Great ideas usually either solve a real, significant problem or make life considerably easier. Think of great startup ideas as painkillers: People need them and are willing to pay. The year 2021 will produce a whole range of “painkiller-category” problems that will translate into entrepreneurial opportunities.
Problems create opportunities, and 2021 is not lacking in problems. It’s no coincidence that companies like Uber or Airbnb were founded and thrived after the last financial crisis. They solved real problems (“I need extra cash”) and made life easier (“I want a cheaper, easier option”) at the right time.
Hiring During A Recession
Today, the pandemic has forced millions of qualified, hard-working employees to be let go by their firms. Some of them — maybe you among them — will take matters in their own hands and create a startup. Others will be thrilled to be working for one.
In 2021 it will get much easier to compete for talent and retain employees. Perks like free kombucha, Disneyland furniture, and daily yoga classes at work suddenly sound so “2019” now. This year, offer meaningful work with good pay and possibly some stock options and people will gladly assemble their own Ikea furniture to work for you. Add to that the possibility of worldwide recruiting, which the work-from-home explosion has accelerated, and your inbox will be overflowing with applications.
Now you might be thinking, “This sounds all well and good, but it will be impossible to raise any money in 2021.”

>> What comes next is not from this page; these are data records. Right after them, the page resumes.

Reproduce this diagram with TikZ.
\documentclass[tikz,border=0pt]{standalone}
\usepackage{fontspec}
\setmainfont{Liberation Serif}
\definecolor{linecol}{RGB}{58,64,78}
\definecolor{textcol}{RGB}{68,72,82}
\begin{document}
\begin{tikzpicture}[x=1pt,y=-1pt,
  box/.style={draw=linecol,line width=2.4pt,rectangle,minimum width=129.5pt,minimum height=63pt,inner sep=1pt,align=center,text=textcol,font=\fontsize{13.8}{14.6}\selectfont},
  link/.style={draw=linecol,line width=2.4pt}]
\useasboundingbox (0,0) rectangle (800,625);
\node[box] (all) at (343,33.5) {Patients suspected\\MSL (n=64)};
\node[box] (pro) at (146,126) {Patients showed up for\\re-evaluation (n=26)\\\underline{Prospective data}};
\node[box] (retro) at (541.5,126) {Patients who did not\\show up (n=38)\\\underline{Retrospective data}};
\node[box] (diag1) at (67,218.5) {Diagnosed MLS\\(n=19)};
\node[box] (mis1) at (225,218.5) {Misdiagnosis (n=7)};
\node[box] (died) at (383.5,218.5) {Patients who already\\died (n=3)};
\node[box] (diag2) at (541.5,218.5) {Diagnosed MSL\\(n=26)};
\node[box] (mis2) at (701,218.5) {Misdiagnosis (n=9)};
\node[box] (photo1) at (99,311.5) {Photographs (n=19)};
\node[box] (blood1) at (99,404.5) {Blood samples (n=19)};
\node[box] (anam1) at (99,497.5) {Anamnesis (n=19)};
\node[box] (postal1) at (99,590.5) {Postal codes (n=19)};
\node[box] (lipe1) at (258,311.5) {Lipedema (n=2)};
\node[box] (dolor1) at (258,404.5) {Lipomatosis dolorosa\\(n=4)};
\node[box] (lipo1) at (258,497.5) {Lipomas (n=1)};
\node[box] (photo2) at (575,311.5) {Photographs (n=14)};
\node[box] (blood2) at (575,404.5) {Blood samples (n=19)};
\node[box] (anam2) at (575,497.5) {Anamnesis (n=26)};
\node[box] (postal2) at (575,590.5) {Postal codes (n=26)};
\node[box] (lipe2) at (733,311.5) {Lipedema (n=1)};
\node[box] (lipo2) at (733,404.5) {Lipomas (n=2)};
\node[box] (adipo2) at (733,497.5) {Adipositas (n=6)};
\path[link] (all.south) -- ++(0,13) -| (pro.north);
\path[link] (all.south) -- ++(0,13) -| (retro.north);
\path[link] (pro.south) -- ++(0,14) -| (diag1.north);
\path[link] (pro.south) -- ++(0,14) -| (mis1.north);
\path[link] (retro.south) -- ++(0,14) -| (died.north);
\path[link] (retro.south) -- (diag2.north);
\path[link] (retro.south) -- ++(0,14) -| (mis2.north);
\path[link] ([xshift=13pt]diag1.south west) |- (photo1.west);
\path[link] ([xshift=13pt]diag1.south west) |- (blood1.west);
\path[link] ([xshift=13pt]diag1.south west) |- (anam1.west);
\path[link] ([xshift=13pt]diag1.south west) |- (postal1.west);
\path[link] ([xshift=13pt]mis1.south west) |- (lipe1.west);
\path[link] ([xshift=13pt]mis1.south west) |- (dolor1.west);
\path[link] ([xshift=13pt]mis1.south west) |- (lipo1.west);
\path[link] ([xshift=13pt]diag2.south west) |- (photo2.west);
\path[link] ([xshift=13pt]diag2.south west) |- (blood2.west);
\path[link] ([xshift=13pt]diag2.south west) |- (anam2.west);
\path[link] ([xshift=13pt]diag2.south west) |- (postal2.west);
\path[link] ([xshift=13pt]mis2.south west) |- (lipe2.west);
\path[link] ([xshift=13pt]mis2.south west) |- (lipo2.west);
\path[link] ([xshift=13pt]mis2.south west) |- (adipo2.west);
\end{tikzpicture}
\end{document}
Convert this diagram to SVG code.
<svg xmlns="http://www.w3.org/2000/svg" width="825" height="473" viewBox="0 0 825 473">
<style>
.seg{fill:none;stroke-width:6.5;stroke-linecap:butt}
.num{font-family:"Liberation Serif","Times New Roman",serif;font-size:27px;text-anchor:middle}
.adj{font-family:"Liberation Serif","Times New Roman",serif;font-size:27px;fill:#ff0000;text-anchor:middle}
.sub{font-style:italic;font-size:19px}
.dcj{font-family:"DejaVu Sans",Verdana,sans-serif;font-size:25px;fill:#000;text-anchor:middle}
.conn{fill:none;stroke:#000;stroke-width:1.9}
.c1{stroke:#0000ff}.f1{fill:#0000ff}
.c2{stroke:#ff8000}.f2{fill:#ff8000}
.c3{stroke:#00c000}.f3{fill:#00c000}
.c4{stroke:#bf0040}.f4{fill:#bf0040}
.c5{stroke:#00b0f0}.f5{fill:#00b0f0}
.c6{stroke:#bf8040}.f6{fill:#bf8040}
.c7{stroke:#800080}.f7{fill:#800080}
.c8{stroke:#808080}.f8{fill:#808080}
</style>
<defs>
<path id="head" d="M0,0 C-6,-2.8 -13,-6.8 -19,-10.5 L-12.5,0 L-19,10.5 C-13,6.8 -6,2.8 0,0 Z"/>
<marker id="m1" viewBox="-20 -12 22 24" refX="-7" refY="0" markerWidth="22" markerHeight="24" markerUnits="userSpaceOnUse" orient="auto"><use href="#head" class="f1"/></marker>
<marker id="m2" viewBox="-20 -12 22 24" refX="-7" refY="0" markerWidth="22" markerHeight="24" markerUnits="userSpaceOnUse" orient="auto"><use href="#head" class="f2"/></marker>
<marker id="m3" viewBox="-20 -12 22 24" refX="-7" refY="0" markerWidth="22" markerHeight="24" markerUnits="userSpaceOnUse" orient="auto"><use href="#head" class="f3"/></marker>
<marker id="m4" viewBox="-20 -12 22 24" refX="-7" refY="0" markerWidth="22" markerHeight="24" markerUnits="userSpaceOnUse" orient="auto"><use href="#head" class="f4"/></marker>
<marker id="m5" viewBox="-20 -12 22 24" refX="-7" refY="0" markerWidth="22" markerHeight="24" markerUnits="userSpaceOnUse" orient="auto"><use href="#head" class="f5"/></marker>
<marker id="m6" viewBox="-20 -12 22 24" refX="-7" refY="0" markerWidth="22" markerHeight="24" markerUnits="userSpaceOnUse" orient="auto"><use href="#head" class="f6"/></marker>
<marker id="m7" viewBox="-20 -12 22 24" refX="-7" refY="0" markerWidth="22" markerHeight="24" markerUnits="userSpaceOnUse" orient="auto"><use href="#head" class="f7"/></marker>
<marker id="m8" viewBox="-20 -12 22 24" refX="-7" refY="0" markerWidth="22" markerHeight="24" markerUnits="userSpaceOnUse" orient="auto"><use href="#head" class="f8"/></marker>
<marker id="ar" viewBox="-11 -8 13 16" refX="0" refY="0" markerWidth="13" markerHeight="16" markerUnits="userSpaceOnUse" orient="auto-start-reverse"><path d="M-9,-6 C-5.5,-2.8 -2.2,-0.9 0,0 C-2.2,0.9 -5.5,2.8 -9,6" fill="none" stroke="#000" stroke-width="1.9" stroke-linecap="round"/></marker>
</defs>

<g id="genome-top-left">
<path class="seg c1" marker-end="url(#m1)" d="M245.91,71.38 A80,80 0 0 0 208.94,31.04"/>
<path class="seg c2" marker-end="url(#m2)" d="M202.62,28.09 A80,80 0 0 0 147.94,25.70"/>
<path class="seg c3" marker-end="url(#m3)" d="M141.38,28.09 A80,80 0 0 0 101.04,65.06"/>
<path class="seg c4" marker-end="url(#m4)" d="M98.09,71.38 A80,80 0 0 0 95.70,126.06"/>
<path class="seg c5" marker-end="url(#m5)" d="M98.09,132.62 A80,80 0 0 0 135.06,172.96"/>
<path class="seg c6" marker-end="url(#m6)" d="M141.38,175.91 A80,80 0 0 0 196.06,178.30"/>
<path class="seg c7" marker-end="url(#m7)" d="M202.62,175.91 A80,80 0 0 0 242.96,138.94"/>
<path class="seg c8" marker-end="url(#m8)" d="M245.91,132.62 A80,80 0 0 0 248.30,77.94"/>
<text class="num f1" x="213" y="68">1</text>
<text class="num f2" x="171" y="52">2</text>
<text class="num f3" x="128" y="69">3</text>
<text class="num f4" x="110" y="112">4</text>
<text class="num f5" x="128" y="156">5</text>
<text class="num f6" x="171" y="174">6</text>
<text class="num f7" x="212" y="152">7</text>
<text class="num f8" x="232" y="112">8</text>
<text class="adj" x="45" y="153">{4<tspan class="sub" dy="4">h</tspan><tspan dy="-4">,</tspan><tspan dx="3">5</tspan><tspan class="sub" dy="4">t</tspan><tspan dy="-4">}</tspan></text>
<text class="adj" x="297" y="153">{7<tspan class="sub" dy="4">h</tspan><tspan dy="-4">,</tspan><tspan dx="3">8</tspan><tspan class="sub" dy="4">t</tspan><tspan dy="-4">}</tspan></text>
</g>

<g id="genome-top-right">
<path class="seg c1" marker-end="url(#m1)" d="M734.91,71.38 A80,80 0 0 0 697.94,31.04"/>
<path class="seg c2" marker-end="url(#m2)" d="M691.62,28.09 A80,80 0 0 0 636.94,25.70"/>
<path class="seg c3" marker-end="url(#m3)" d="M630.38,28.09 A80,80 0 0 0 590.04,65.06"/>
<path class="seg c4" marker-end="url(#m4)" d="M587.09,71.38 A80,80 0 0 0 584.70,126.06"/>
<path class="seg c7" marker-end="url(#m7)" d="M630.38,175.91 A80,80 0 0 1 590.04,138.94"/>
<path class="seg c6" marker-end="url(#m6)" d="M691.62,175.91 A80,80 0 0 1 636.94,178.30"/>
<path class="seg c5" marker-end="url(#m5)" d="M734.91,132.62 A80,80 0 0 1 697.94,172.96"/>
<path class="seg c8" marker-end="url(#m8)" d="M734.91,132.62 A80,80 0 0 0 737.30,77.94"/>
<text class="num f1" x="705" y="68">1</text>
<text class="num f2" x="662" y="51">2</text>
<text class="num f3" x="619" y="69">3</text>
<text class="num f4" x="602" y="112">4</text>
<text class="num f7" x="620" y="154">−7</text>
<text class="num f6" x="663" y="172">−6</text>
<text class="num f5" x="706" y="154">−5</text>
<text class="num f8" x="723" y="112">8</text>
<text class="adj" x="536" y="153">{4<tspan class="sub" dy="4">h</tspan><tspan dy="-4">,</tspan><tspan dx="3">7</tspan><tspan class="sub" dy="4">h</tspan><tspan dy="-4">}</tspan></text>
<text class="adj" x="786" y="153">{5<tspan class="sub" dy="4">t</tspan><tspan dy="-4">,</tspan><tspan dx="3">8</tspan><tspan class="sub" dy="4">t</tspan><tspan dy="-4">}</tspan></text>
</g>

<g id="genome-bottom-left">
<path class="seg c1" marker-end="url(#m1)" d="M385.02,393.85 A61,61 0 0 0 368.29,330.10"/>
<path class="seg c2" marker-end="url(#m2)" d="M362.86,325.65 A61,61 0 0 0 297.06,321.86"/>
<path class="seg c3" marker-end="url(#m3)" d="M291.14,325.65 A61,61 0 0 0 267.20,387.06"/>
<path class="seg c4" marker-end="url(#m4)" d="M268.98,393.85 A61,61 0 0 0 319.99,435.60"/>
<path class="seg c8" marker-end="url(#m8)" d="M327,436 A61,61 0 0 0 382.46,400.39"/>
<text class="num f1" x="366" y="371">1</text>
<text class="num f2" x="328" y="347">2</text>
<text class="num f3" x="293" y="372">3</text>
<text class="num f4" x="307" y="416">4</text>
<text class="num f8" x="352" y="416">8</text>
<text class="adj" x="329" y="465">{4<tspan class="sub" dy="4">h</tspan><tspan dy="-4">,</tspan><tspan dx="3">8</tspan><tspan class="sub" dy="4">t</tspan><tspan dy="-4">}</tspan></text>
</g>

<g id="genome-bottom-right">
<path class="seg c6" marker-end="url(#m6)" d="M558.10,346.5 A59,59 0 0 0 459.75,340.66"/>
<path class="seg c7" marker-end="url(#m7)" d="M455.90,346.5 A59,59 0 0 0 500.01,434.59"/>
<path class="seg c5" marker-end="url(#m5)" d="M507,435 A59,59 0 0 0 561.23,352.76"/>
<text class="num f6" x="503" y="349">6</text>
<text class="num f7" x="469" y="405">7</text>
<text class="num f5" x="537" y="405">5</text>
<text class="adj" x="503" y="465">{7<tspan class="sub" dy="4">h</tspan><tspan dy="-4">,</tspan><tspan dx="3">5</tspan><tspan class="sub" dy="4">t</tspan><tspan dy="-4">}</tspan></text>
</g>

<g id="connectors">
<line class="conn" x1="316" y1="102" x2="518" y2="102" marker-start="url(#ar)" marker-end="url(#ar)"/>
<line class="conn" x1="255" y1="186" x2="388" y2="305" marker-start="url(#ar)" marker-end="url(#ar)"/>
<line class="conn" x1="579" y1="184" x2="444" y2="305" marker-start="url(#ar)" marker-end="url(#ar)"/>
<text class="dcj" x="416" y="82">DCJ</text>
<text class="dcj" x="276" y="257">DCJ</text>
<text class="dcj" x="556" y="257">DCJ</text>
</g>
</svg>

venture capitalists and angel investors are still here and still have money to invest. It will undoubtedly become harder to raise funds in 2021 compared to 2019. The 2021 funding environment will favor outstanding founders. They will still raise rounds, and the mediocre startups will suffer. But who wants to be mediocre anyways?
Let’s consider a temporary shortage of capital a good thing. Less funding means the quality of entrepreneurship will rise again. Fewer dollars will force everyone to work harder and get better. In my first two years after starting up, I would think three times before spending a dime. For example, we would never pay for any sales leads datasets but instead hack together a script to scrape such data from public sites for free. This instilled a culture of frugality that lasted much longer than the actual bootstrapping phase.
In normal times, nobody needs a $50 million Series A round six months after starting their company. A lot of such rounds led to premature scaling and created more damage than value. Potentially good companies like WeWork, blitzscaled, straight into trouble.
Use the temporary shortage of capital to your advantage and foster a culture of frugality and wits. No business-class flights or $1,000 office chairs. The leaner you operate, the better.
Take advantage of the low advertising prices as well. If you truly offer something that people need, now is the best time to attract users cheaply. With marketing budgets cut down to almost zero in a lot of cases, you’ll be able to buy low-priced ad inventory, especially in digital channels.